**PROBLEM DETAILS:**
Make an exact copy of all the material below, apart from the pictures.

**PROVIDED MATERIAL:**
::::::::::

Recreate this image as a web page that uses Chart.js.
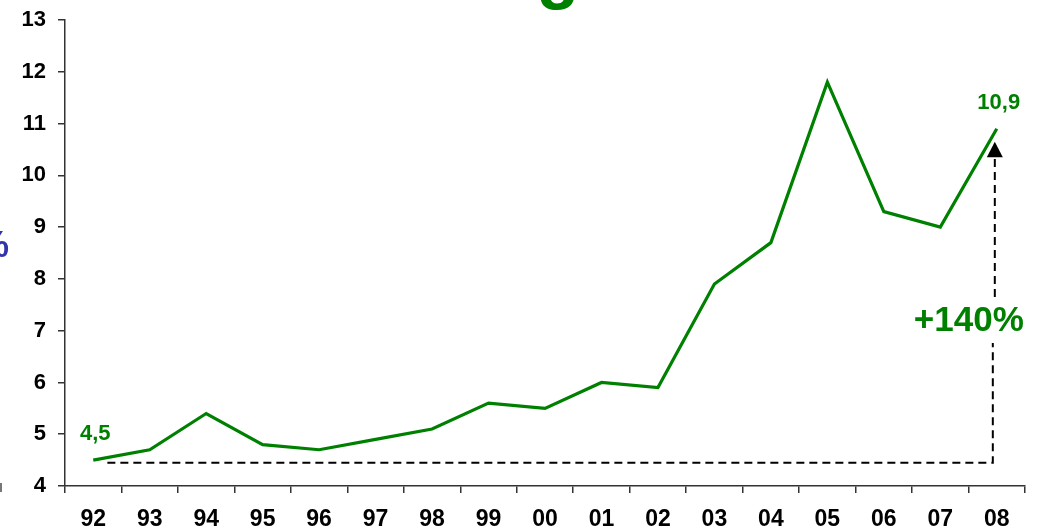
<!DOCTYPE html>
<html>
<head>
<meta charset="utf-8">
<script src="https://cdn.jsdelivr.net/npm/chart.js@4.4.1/dist/chart.umd.min.js"></script>
<style>
  html, body { margin: 0; padding: 0; background: #fff; }
  canvas { display: block; }
</style>
</head>
<body>
<canvas id="c" width="1044" height="531"></canvas>
<script>
// ---- data ----
const years = ['92','93','94','95','96','97','98','99','00','01','02','03','04','05','06','07','08'];
const values = [4.5, 4.7, 5.4, 4.8, 4.7, 4.9, 5.1, 5.6, 5.5, 6.0, 5.9, 7.9, 8.7, 11.8, 9.3, 9.0, 10.9];
const yTicks = [4, 5, 6, 7, 8, 9, 10, 11, 12, 13];
const pointLabels = [{ index: 0, text: '4,5' }, { index: 16, text: '10,9' }];
const growthLabel = '+140%';
// growth annotation in data space (category index, value)
const baseValue = 4.45;
const dashFromIndex = 0.25;
const dashToIndex = 15.93;
const arrowTipValue = 10.65;
const arrowBaseValue = 10.35;
const textGapValues = [6.76, 7.65];

const GREEN = '#008000';
const FONT = 'Arial, "Liberation Sans", sans-serif';

const annotations = {
  id: 'annotations',
  afterDatasetsDraw(chart) {
    const ctx = chart.ctx;
    const xs = chart.scales.x, ys = chart.scales.y;
    ctx.save();
    // dashed growth line
    const yb = ys.getPixelForValue(baseValue);
    const x0 = xs.getPixelForValue(dashFromIndex);
    const x1 = xs.getPixelForValue(dashToIndex);
    ctx.strokeStyle = '#000';
    ctx.lineWidth = 2;
    ctx.setLineDash([8, 5]);
    ctx.beginPath();
    ctx.moveTo(x0, yb);
    ctx.lineTo(x1, yb);
    ctx.lineTo(x1, ys.getPixelForValue(textGapValues[0]));
    ctx.moveTo(x1 + 2, ys.getPixelForValue(textGapValues[1]));
    ctx.lineTo(x1 + 2, ys.getPixelForValue(arrowBaseValue));
    ctx.stroke();
    ctx.setLineDash([]);
    // arrow head
    const yt = ys.getPixelForValue(arrowTipValue);
    const ya = ys.getPixelForValue(arrowBaseValue);
    const ax = x1 + 2;
    ctx.fillStyle = '#000';
    ctx.beginPath();
    ctx.moveTo(ax, yt);
    ctx.lineTo(ax - 8, ya);
    ctx.lineTo(ax + 8, ya);
    ctx.closePath();
    ctx.fill();
    // growth text
    ctx.fillStyle = GREEN;
    ctx.font = 'bold 35px ' + FONT;
    ctx.textAlign = 'center';
    ctx.textBaseline = 'alphabetic';
    ctx.fillText(growthLabel, x1 - 24, 331);
    // point labels
    ctx.font = 'bold 22px ' + FONT;
    pointLabels.forEach(p => {
      const px = xs.getPixelForValue(p.index);
      const py = ys.getPixelForValue(values[p.index]);
      ctx.fillText(p.text, px + 2, py - 20);
    });
    // cropped title glyph at top
    ctx.font = 'bold 70px ' + FONT;
    ctx.fillText('g', 558, -5);
    // cropped blue unit fragment at left
    ctx.fillStyle = '#3333aa';
    ctx.font = 'bold 36px ' + FONT;
    ctx.textAlign = 'right';
    ctx.fillText('%', 9, 257);
    // small mark bottom-left
    ctx.strokeStyle = '#777';
    ctx.lineWidth = 2;
    ctx.beginPath();
    ctx.moveTo(1, 483);
    ctx.lineTo(1, 492);
    ctx.stroke();
    ctx.restore();
  }
};

new Chart(document.getElementById('c'), {
  type: 'line',
  data: {
    labels: years,
    datasets: [{
      data: values,
      borderColor: GREEN,
      borderWidth: 3.2,
      pointRadius: 0,
      tension: 0,
      fill: false
    }]
  },
  options: {
    responsive: false,
    devicePixelRatio: 1,
    animation: false,
    layout: { padding: { top: 20, right: 19, left: 0, bottom: 0 } },
    plugins: { legend: { display: false }, tooltip: { enabled: false }, title: { display: false } },
    scales: {
      x: {
        type: 'category',
        offset: true,
        grid: { offset: true, drawOnChartArea: false, tickLength: 7, color: '#333', lineWidth: 1.5 },
        border: { display: true, color: '#333', width: 1.5 },
        ticks: { color: '#000', font: { family: FONT, size: 23, weight: 'bold' }, padding: 13, maxRotation: 0, autoSkip: false },
        afterFit(scale) { scale.height = 45; scale.paddingLeft = 0; scale.paddingRight = 0; }
      },
      y: {
        min: 4,
        max: 13,
        afterBuildTicks(scale) { scale.ticks = yTicks.map(v => ({ value: v })); },
        grid: { drawOnChartArea: false, tickLength: 7, color: '#333', lineWidth: 1.5 },
        border: { display: true, color: '#333', width: 1.5 },
        ticks: { color: '#000', font: { family: FONT, size: 22, weight: 'bold' }, padding: 12 },
        afterFit(scale) { scale.width = 65; scale.paddingTop = 0; scale.paddingBottom = 0; }
      }
    }
  },
  plugins: [annotations]
});
</script>
</body>
</html>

::::::::::

**THE ANSWER:**
Recreate this image as a web page that uses Chart.js.
<!DOCTYPE html>
<html>
<head>
<meta charset="utf-8">
<script src="https://cdn.jsdelivr.net/npm/chart.js@4.4.1/dist/chart.umd.min.js"></script>
<style>
  html, body { margin: 0; padding: 0; background: #fff; }
  canvas { display: block; }
</style>
</head>
<body>
<canvas id="c" width="1044" height="531"></canvas>
<script>
// ---- data ----
const years = ['92','93','94','95','96','97','98','99','00','01','02','03','04','05','06','07','08'];
const values = [4.5, 4.7, 5.4, 4.8, 4.7, 4.9, 5.1, 5.6, 5.5, 6.0, 5.9, 7.9, 8.7, 11.8, 9.3, 9.0, 10.9];
const yTicks = [4, 5, 6, 7, 8, 9, 10, 11, 12, 13];
const pointLabels = [{ index: 0, text: '4,5' }, { index: 16, text: '10,9' }];
const growthLabel = '+140%';
// growth annotation in data space (category index, value)
const baseValue = 4.45;
const dashFromIndex = 0.25;
const dashToIndex = 15.93;
const arrowTipValue = 10.65;
const arrowBaseValue = 10.35;
const textGapValues = [6.76, 7.65];

const GREEN = '#008000';
const FONT = 'Arial, "Liberation Sans", sans-serif';

const annotations = {
  id: 'annotations',
  afterDatasetsDraw(chart) {
    const ctx = chart.ctx;
    const xs = chart.scales.x, ys = chart.scales.y;
    ctx.save();
    // dashed growth line
    const yb = ys.getPixelForValue(baseValue);
    const x0 = xs.getPixelForValue(dashFromIndex);
    const x1 = xs.getPixelForValue(dashToIndex);
    ctx.strokeStyle = '#000';
    ctx.lineWidth = 2;
    ctx.setLineDash([8, 5]);
    ctx.beginPath();
    ctx.moveTo(x0, yb);
    ctx.lineTo(x1, yb);
    ctx.lineTo(x1, ys.getPixelForValue(textGapValues[0]));
    ctx.moveTo(x1 + 2, ys.getPixelForValue(textGapValues[1]));
    ctx.lineTo(x1 + 2, ys.getPixelForValue(arrowBaseValue));
    ctx.stroke();
    ctx.setLineDash([]);
    // arrow head
    const yt = ys.getPixelForValue(arrowTipValue);
    const ya = ys.getPixelForValue(arrowBaseValue);
    const ax = x1 + 2;
    ctx.fillStyle = '#000';
    ctx.beginPath();
    ctx.moveTo(ax, yt);
    ctx.lineTo(ax - 8, ya);
    ctx.lineTo(ax + 8, ya);
    ctx.closePath();
    ctx.fill();
    // growth text
    ctx.fillStyle = GREEN;
    ctx.font = 'bold 35px ' + FONT;
    ctx.textAlign = 'center';
    ctx.textBaseline = 'alphabetic';
    ctx.fillText(growthLabel, x1 - 24, 331);
    // point labels
    ctx.font = 'bold 22px ' + FONT;
    pointLabels.forEach(p => {
      const px = xs.getPixelForValue(p.index);
      const py = ys.getPixelForValue(values[p.index]);
      ctx.fillText(p.text, px + 2, py - 20);
    });
    // cropped title glyph at top
    ctx.font = 'bold 70px ' + FONT;
    ctx.fillText('g', 558, -5);
    // cropped blue unit fragment at left
    ctx.fillStyle = '#3333aa';
    ctx.font = 'bold 36px ' + FONT;
    ctx.textAlign = 'right';
    ctx.fillText('%', 9, 257);
    // small mark bottom-left
    ctx.strokeStyle = '#777';
    ctx.lineWidth = 2;
    ctx.beginPath();
    ctx.moveTo(1, 483);
    ctx.lineTo(1, 492);
    ctx.stroke();
    ctx.restore();
  }
};

new Chart(document.getElementById('c'), {
  type: 'line',
  data: {
    labels: years,
    datasets: [{
      data: values,
      borderColor: GREEN,
      borderWidth: 3.2,
      pointRadius: 0,
      tension: 0,
      fill: false
    }]
  },
  options: {
    responsive: false,
    devicePixelRatio: 1,
    animation: false,
    layout: { padding: { top: 20, right: 19, left: 0, bottom: 0 } },
    plugins: { legend: { display: false }, tooltip: { enabled: false }, title: { display: false } },
    scales: {
      x: {
        type: 'category',
        offset: true,
        grid: { offset: true, drawOnChartArea: false, tickLength: 7, color: '#333', lineWidth: 1.5 },
        border: { display: true, color: '#333', width: 1.5 },
        ticks: { color: '#000', font: { family: FONT, size: 23, weight: 'bold' }, padding: 13, maxRotation: 0, autoSkip: false },
        afterFit(scale) { scale.height = 45; scale.paddingLeft = 0; scale.paddingRight = 0; }
      },
      y: {
        min: 4,
        max: 13,
        afterBuildTicks(scale) { scale.ticks = yTicks.map(v => ({ value: v })); },
        grid: { drawOnChartArea: false, tickLength: 7, color: '#333', lineWidth: 1.5 },
        border: { display: true, color: '#333', width: 1.5 },
        ticks: { color: '#000', font: { family: FONT, size: 22, weight: 'bold' }, padding: 12 },
        afterFit(scale) { scale.width = 65; scale.paddingTop = 0; scale.paddingBottom = 0; }
      }
    }
  },
  plugins: [annotations]
});
</script>
</body>
</html>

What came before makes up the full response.